The documentary gave him a chance to reflect on those moments and show the long-lasting, often over-looked, impact such a trauma can cause.

For Gardner "top of the tree" is managing the nerve pain in his legs which hasn't ceased since the attack. Sometimes he has "mallet days" where it feels like someone is "taking a huge mallet and whacking the side of my knee - it lasts from five to 10 seconds, but it's so painful I can hardly speak".

The documentary is broadcast as the UK marks 25 years of the Disability Discrimination Act, a landmark law which outlawed discrimination against disabled people. It is remorseless in its portrayal of Gardner's life and shows him changing his suprapubic catheter - a tube that drains urine from the bladder via a cut in his stomach. It is a rigmarole he must endure every eight weeks.

Recently it became stuck and he had to go to A&E.

"They had to give me morphine and the doctor was literally having to brace himself against the table to pull this thing out," he says. "I want people to see that despite all of this... you're still able to lead a pretty normal life."

Gardner returned to work 10 months after the attack with his first foreign trip a month later. While he is rightly vocal about the discrimination he faces, such as wheelchairs being misplaced by staff at airports, he's not known for being emotional. So has he dealt with the trauma psychologically?

"I'm not complacent about it at all, because I know that PTSD can rise up and get you years late. I've not bottled anything up."

He has worked with renowned psychiatrist Prof Neil Greenberg to explore the emotional impact of the trauma.

"I was in floods of tears as I let everything out," Gardner says. "My advice to anybody who has had a traumatic incident - write it down in your laptop and password protect it. You may never use it, but get it all out there. It's cathartic."

The talking was also key to Gardner accepting and understanding his impairments.

Prof Greenberg told him: "Don't waste any emotional energy on the things that you used to be able to do. Think about all the things you can."

It opened Gardner's mind and he re-learned how to ski and scuba dive. He still has had to deal with many frustrations, but he tries to make peace with them.

"My disability has hugely affected my ability to get on air [at work] in interesting places," he says, often because those places can be unpredictable.
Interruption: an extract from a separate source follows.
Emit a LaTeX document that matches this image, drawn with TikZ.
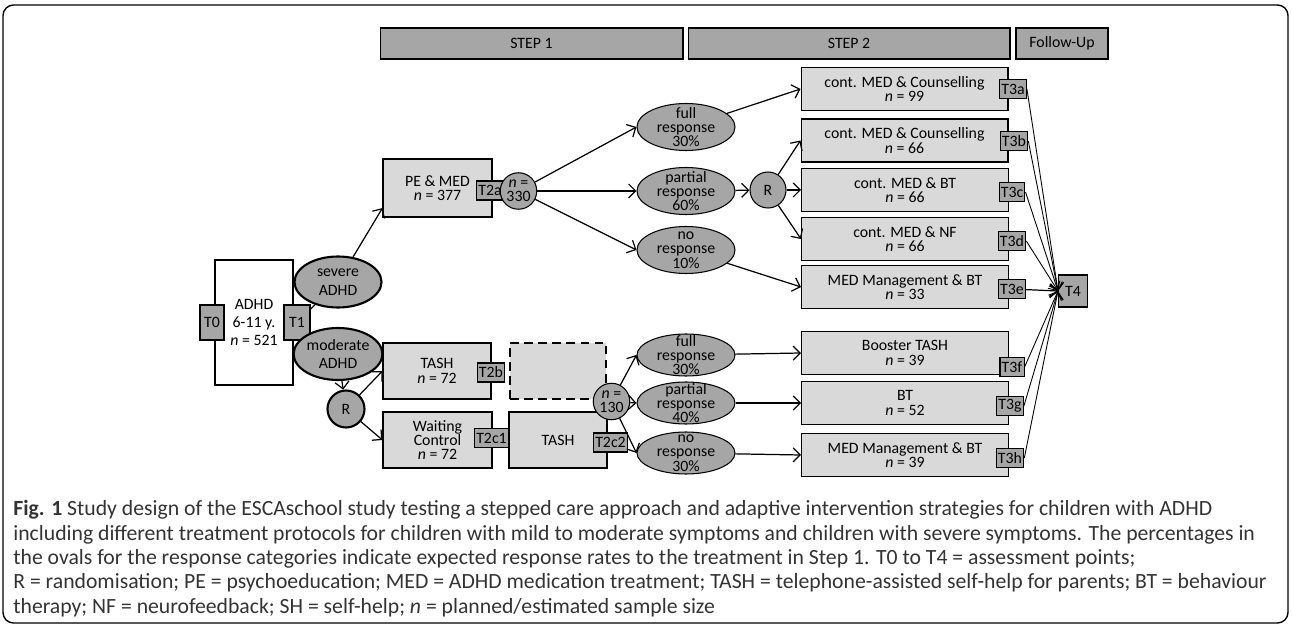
\documentclass[tikz,border=0pt]{standalone}
\usepackage{fontspec}
\setmainfont{Carlito}
\usetikzlibrary{arrows.meta,shapes.geometric}
\definecolor{boxgray}{HTML}{D9D9D9}
\definecolor{markgray}{HTML}{A6A6A6}
\begin{document}
\begin{tikzpicture}[x=0.02cm, y=-0.02cm,
	>={Straight Barb[length=4pt,width=8pt]},
	every node/.style={font=\fontsize{9}{8.2}\selectfont},
	stepbar/.style={draw, fill=markgray, minimum height=0.62cm, font=\fontsize{9}{10}\selectfont, line width=0.6pt},
	cbox/.style={draw, fill=boxgray, align=center, line width=0.6pt, minimum width=2.18cm, minimum height=1.14cm},
	widebox/.style={cbox, minimum width=4.14cm, minimum height=0.86cm},
	tmark/.style={draw, fill=markgray, inner xsep=1pt, inner ysep=0pt, minimum height=0.38cm, line width=0.6pt},
	oval/.style={draw, fill=markgray, ellipse, align=center, inner xsep=0pt, inner ysep=-3pt, minimum width=1.96cm, minimum height=0.94cm, line width=0.6pt},
	rnode/.style={draw, fill=markgray, circle, align=center, inner sep=0pt, minimum size=0.73cm, line width=0.6pt},
	link/.style={->, line width=0.7pt}]
	\useasboundingbox (0,0) rectangle (1292,628);
	\draw[line width=0.8pt, rounded corners=6pt] (3,5) rectangle (1288,623);

	\node[stepbar, minimum width=6.06cm] (step1) at (531.5,43.5) {STEP 1};
	\node[stepbar, minimum width=6.44cm] (step2) at (849,43.5) {STEP 2};
	\node[stepbar, minimum width=1.84cm] (follow) at (1062,43.5) {Follow-Up};

	\node[draw, fill=white, align=center, line width=0.6pt, minimum width=1.56cm, minimum height=2.5cm, font=\fontsize{9}{10.3}\selectfont] (adhd) at (254,322.5) {ADHD \\ 6-11 y. \\ \textit{n} = 521};
	\node[tmark, minimum height=0.7cm, minimum width=0.48cm] (T0) at (212,322.5) {T0};
	\node[tmark, minimum height=0.7cm, minimum width=0.52cm] (T1) at (297,322.5) {T1};
	\node[oval, minimum width=1.74cm, minimum height=1.02cm, line width=1.2pt, inner ysep=0pt, font=\fontsize{9}{10.8}\selectfont] (sev) at (338,282) {severe \\ ADHD};
	\node[oval, minimum width=1.74cm, minimum height=1.04cm, line width=1.2pt, inner ysep=0pt, font=\fontsize{9}{10.8}\selectfont] (mod) at (338,354) {moderate \\ ADHD};
	\node[rnode, minimum size=0.74cm, line width=1.2pt] (Rlow) at (346,409) {R};

	\node[cbox, minimum height=1.16cm] (pemed) at (437.5,188) {PE \& MED \\ \textit{n} = 377};
	\node[tmark] (T2a) at (490,190.5) {T2a};
	\node[rnode] (n330) at (518.5,191) {\textit{n} = \\ 330};

	\node[cbox, minimum width=2.16cm, minimum height=1.12cm] (tash) at (437,371) {TASH \\ \textit{n} = 72};
	\node[tmark] (T2b) at (491,372.5) {T2b};
	\node[draw, fill=boxgray, dashed, line width=1.6pt, dash pattern=on 5pt off 3pt, minimum width=1.92cm, minimum height=1.12cm] (gap) at (558,371) {};
	\node[cbox, minimum height=1.12cm] (wait) at (437.5,440) {Waiting \\ Control \\ \textit{n} = 72};
	\node[cbox, minimum width=1.96cm, minimum height=1.12cm] (tash2) at (558,440) {TASH};
	\node[tmark] (T2c1) at (491.5,438) {T2c1};
	\node[tmark] (T2c2) at (610.5,442.5) {T2c2};
	\node[rnode] (n130) at (611.5,401.5) {\textit{n} = \\ 130};

	\node[oval] (fullA) at (686,127) {full \\ response \\ 30\%};
	\node[oval] (partA) at (686,191) {partial \\ response \\ 60\%};
	\node[oval] (noA) at (686,250) {no \\ response \\ 10\%};
	\node[rnode, minimum size=0.72cm] (Rup) at (768,190) {R};

	\node[oval, minimum height=0.84cm] (fullB) at (686,355) {full \\ response \\ 30\%};
	\node[oval, minimum height=0.84cm] (partB) at (686,403) {partial \\ response \\ 40\%};
	\node[oval, minimum height=0.84cm] (noB) at (686,453) {no \\ response \\ 30\%};

	\node[widebox] (boxa) at (904.5,89) {cont. MED \& Counselling \\ \textit{n} = 99};
	\node[widebox] (boxb) at (904.5,140.5) {cont. MED \& Counselling \\ \textit{n} = 66};
	\node[widebox] (boxc) at (905,190) {cont. MED \& BT \\ \textit{n} = 66};
	\node[widebox] (boxd) at (905,239) {cont. MED \& NF \\ \textit{n} = 66};
	\node[widebox] (boxe) at (905,287) {MED Management \& BT \\ \textit{n} = 33};
	\node[widebox] (boxf) at (905,353) {Booster TASH \\ \textit{n} = 39};
	\node[widebox] (boxg) at (905,403) {BT \\ \textit{n} = 52};
	\node[widebox] (boxh) at (905,455) {MED Management \& BT \\ \textit{n} = 39};

	\node[tmark] (T3a) at (1013,89) {T3a};
	\node[tmark] (T3b) at (1014,141) {T3b};
	\node[tmark] (T3c) at (1012,192) {T3c};
	\node[tmark] (T3d) at (1012,241) {T3d};
	\node[tmark] (T3e) at (1012,289) {T3e};
	\node[tmark] (T3f) at (1012,367) {T3f};
	\node[tmark] (T3g) at (1010,406) {T3g};
	\node[tmark] (T3h) at (1010,458) {T3h};
	\node[tmark, minimum height=0.64cm, minimum width=0.58cm] (T4) at (1073,291) {T4};

	\draw[line width=0.7pt] (T1) -- (sev);
	\draw[line width=0.7pt] (T1) -- (mod);
	\draw[link] (sev) -- (pemed.200);
	\draw[link] (mod) -- (Rlow);
	\draw[link] (Rlow) -- (tash.west);
	\draw[link] (Rlow) -- (wait.west);
	\draw[link] (n330) -- (fullA.west);
	\draw[link] (n330) -- (partA.west);
	\draw[link] (n330) -- (noA.west);
	\draw[link] (partA) -- (Rup);
	\draw[link] (fullA) -- (boxa.west);
	\draw[link] (Rup) -- (boxb.west);
	\draw[link] (Rup) -- (boxc.west);
	\draw[link] (Rup) -- (boxd.west);
	\draw[link] (noA) -- (boxe.west);
	\draw[link] (n130) -- (fullB.west);
	\draw[link] (n130) -- (partB.west);
	\draw[link] (n130) -- (noB.west);
	\draw[link] (fullB) -- (boxf.west);
	\draw[link] (partB) -- (boxg.west);
	\draw[link] (noB) -- (boxh.west);
	\foreach \t in {T3a,T3b,T3c,T3d,T3f,T3g,T3h}
		\draw[->, line width=0.5pt] (\t.east) -- (T4.west);
	\draw[link] (T3e) -- (T4.west);

	\node[anchor=north west, align=left, inner sep=0pt, text=black!80, font=\fontsize{12.35}{13.9}\selectfont] (caption) at (13,500) {\textbf{Fig. 1} Study design of the ESCAschool study testing a stepped care approach and adaptive intervention strategies for children with ADHD \\ including different treatment protocols for children with mild to moderate symptoms and children with severe symptoms. The percentages in \\ the ovals for the response categories indicate expected response rates to the treatment in Step 1. T0 to T4 = assessment points; \\ R = randomisation; PE = psychoeducation; MED = ADHD medication treatment; TASH = telephone-assisted self-help for parents; BT = behaviour \\ therapy; NF = neurofeedback; SH = self-help; \textit{n} = planned/estimated sample size};
\end{tikzpicture}
\end{document}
But he continues to give most things a go even if they seem outrageous to others.

In a hair-raising moment in the documentary Gardner attempts to go down a steep ravine in Colombia on horseback.

Frank Gardner on a horse in Colombia
Attempting to descend a ravine, in Colombia, on horseback

He eventually concludes it is too precarious and reveals a fall would break both his legs as the bones have become weakened. But he sees this trial and error as just another part of being disabled.

"Don't let this stuff be a hindrance, don't be embarrassed about it," he says. "It shouldn't stop you doing what you want to do. "

Returning to his trauma 16 years on hasn't altered Gardner's mindset on disability, but it has given him chance to pass his knowledge and expertise on to others.

"There's so much to live for. I love doing nature photography, my kids are such wonderful girls and I'm very lucky to have a lovely girlfriend.

"It's been about encouraging other people. To empower them to do what they want to do."

UK viewers can watch Being Frank: The Frank Gardner Story on Thursday 5 November at 21:00 GMT on BBC Two and on BBC iPlayer.